Make an exact copy of the listing below.

[Recorded data]
"""
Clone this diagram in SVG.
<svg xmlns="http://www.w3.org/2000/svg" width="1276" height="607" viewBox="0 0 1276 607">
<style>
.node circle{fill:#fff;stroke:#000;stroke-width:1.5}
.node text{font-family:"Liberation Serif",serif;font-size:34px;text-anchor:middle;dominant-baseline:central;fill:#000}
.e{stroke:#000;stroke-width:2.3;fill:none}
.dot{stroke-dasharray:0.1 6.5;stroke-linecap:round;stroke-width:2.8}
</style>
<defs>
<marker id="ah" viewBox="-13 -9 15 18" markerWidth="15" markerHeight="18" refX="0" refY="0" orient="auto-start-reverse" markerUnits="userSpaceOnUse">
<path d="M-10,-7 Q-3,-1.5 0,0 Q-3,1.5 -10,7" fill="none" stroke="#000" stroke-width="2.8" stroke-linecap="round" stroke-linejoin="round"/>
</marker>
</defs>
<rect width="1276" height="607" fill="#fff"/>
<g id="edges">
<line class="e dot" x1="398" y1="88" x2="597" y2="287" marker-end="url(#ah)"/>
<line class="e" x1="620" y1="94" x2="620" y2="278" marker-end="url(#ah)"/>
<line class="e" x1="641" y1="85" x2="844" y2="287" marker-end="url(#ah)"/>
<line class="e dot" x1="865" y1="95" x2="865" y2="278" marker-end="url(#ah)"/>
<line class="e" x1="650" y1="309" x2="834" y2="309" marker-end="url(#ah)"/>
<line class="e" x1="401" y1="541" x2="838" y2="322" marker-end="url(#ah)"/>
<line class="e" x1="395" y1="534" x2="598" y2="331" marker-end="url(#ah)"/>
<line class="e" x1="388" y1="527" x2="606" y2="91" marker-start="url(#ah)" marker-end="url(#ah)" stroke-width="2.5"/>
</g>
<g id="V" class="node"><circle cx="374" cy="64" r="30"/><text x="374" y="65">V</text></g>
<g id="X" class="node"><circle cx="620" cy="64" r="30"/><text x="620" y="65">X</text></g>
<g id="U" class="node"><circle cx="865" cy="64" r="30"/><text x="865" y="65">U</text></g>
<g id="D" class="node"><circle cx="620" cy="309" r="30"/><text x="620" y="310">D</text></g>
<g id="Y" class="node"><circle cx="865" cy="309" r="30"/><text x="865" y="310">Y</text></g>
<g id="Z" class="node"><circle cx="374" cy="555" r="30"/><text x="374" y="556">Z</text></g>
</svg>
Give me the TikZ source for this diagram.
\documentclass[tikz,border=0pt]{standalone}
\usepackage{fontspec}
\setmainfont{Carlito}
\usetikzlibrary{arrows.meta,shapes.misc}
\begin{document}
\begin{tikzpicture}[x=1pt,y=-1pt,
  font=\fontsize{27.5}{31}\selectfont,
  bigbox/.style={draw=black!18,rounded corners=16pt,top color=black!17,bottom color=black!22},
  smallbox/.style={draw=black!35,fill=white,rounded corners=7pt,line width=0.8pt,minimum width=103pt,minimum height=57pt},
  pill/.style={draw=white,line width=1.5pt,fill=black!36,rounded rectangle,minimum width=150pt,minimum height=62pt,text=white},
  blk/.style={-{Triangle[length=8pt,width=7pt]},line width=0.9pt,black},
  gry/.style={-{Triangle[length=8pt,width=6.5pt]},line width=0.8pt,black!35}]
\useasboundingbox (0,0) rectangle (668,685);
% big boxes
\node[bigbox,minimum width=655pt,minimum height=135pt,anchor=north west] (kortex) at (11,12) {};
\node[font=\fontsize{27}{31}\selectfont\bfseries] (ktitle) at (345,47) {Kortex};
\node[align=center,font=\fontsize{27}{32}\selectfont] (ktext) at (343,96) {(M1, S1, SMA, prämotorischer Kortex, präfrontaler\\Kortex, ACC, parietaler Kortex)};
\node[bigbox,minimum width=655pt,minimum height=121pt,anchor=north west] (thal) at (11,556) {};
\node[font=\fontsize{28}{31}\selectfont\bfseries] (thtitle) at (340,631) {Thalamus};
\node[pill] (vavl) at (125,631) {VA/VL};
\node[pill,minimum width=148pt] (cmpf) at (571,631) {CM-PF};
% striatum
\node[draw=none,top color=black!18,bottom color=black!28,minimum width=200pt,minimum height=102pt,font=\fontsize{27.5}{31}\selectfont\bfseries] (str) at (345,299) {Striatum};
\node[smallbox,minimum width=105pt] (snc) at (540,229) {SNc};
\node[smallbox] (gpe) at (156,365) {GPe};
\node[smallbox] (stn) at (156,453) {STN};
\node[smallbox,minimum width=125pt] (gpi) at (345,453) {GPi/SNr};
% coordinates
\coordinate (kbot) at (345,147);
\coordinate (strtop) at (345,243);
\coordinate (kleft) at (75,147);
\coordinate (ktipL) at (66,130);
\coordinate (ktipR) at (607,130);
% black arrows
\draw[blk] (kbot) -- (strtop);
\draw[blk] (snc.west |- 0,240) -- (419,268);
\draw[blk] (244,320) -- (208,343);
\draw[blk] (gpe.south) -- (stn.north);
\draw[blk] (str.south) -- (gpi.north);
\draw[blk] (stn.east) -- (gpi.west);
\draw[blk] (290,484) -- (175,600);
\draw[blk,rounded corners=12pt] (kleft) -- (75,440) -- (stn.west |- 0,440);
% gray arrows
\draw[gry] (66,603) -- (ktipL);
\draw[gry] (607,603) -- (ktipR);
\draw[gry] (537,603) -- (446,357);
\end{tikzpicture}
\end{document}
"""
Full answer:
Clone this diagram in SVG.
<svg xmlns="http://www.w3.org/2000/svg" width="1276" height="607" viewBox="0 0 1276 607">
<style>
.node circle{fill:#fff;stroke:#000;stroke-width:1.5}
.node text{font-family:"Liberation Serif",serif;font-size:34px;text-anchor:middle;dominant-baseline:central;fill:#000}
.e{stroke:#000;stroke-width:2.3;fill:none}
.dot{stroke-dasharray:0.1 6.5;stroke-linecap:round;stroke-width:2.8}
</style>
<defs>
<marker id="ah" viewBox="-13 -9 15 18" markerWidth="15" markerHeight="18" refX="0" refY="0" orient="auto-start-reverse" markerUnits="userSpaceOnUse">
<path d="M-10,-7 Q-3,-1.5 0,0 Q-3,1.5 -10,7" fill="none" stroke="#000" stroke-width="2.8" stroke-linecap="round" stroke-linejoin="round"/>
</marker>
</defs>
<rect width="1276" height="607" fill="#fff"/>
<g id="edges">
<line class="e dot" x1="398" y1="88" x2="597" y2="287" marker-end="url(#ah)"/>
<line class="e" x1="620" y1="94" x2="620" y2="278" marker-end="url(#ah)"/>
<line class="e" x1="641" y1="85" x2="844" y2="287" marker-end="url(#ah)"/>
<line class="e dot" x1="865" y1="95" x2="865" y2="278" marker-end="url(#ah)"/>
<line class="e" x1="650" y1="309" x2="834" y2="309" marker-end="url(#ah)"/>
<line class="e" x1="401" y1="541" x2="838" y2="322" marker-end="url(#ah)"/>
<line class="e" x1="395" y1="534" x2="598" y2="331" marker-end="url(#ah)"/>
<line class="e" x1="388" y1="527" x2="606" y2="91" marker-start="url(#ah)" marker-end="url(#ah)" stroke-width="2.5"/>
</g>
<g id="V" class="node"><circle cx="374" cy="64" r="30"/><text x="374" y="65">V</text></g>
<g id="X" class="node"><circle cx="620" cy="64" r="30"/><text x="620" y="65">X</text></g>
<g id="U" class="node"><circle cx="865" cy="64" r="30"/><text x="865" y="65">U</text></g>
<g id="D" class="node"><circle cx="620" cy="309" r="30"/><text x="620" y="310">D</text></g>
<g id="Y" class="node"><circle cx="865" cy="309" r="30"/><text x="865" y="310">Y</text></g>
<g id="Z" class="node"><circle cx="374" cy="555" r="30"/><text x="374" y="556">Z</text></g>
</svg>
Give me the TikZ source for this diagram.
\documentclass[tikz,border=0pt]{standalone}
\usepackage{fontspec}
\setmainfont{Carlito}
\usetikzlibrary{arrows.meta,shapes.misc}
\begin{document}
\begin{tikzpicture}[x=1pt,y=-1pt,
  font=\fontsize{27.5}{31}\selectfont,
  bigbox/.style={draw=black!18,rounded corners=16pt,top color=black!17,bottom color=black!22},
  smallbox/.style={draw=black!35,fill=white,rounded corners=7pt,line width=0.8pt,minimum width=103pt,minimum height=57pt},
  pill/.style={draw=white,line width=1.5pt,fill=black!36,rounded rectangle,minimum width=150pt,minimum height=62pt,text=white},
  blk/.style={-{Triangle[length=8pt,width=7pt]},line width=0.9pt,black},
  gry/.style={-{Triangle[length=8pt,width=6.5pt]},line width=0.8pt,black!35}]
\useasboundingbox (0,0) rectangle (668,685);
% big boxes
\node[bigbox,minimum width=655pt,minimum height=135pt,anchor=north west] (kortex) at (11,12) {};
\node[font=\fontsize{27}{31}\selectfont\bfseries] (ktitle) at (345,47) {Kortex};
\node[align=center,font=\fontsize{27}{32}\selectfont] (ktext) at (343,96) {(M1, S1, SMA, prämotorischer Kortex, präfrontaler\\Kortex, ACC, parietaler Kortex)};
\node[bigbox,minimum width=655pt,minimum height=121pt,anchor=north west] (thal) at (11,556) {};
\node[font=\fontsize{28}{31}\selectfont\bfseries] (thtitle) at (340,631) {Thalamus};
\node[pill] (vavl) at (125,631) {VA/VL};
\node[pill,minimum width=148pt] (cmpf) at (571,631) {CM-PF};
% striatum
\node[draw=none,top color=black!18,bottom color=black!28,minimum width=200pt,minimum height=102pt,font=\fontsize{27.5}{31}\selectfont\bfseries] (str) at (345,299) {Striatum};
\node[smallbox,minimum width=105pt] (snc) at (540,229) {SNc};
\node[smallbox] (gpe) at (156,365) {GPe};
\node[smallbox] (stn) at (156,453) {STN};
\node[smallbox,minimum width=125pt] (gpi) at (345,453) {GPi/SNr};
% coordinates
\coordinate (kbot) at (345,147);
\coordinate (strtop) at (345,243);
\coordinate (kleft) at (75,147);
\coordinate (ktipL) at (66,130);
\coordinate (ktipR) at (607,130);
% black arrows
\draw[blk] (kbot) -- (strtop);
\draw[blk] (snc.west |- 0,240) -- (419,268);
\draw[blk] (244,320) -- (208,343);
\draw[blk] (gpe.south) -- (stn.north);
\draw[blk] (str.south) -- (gpi.north);
\draw[blk] (stn.east) -- (gpi.west);
\draw[blk] (290,484) -- (175,600);
\draw[blk,rounded corners=12pt] (kleft) -- (75,440) -- (stn.west |- 0,440);
% gray arrows
\draw[gry] (66,603) -- (ktipL);
\draw[gry] (607,603) -- (ktipR);
\draw[gry] (537,603) -- (446,357);
\end{tikzpicture}
\end{document}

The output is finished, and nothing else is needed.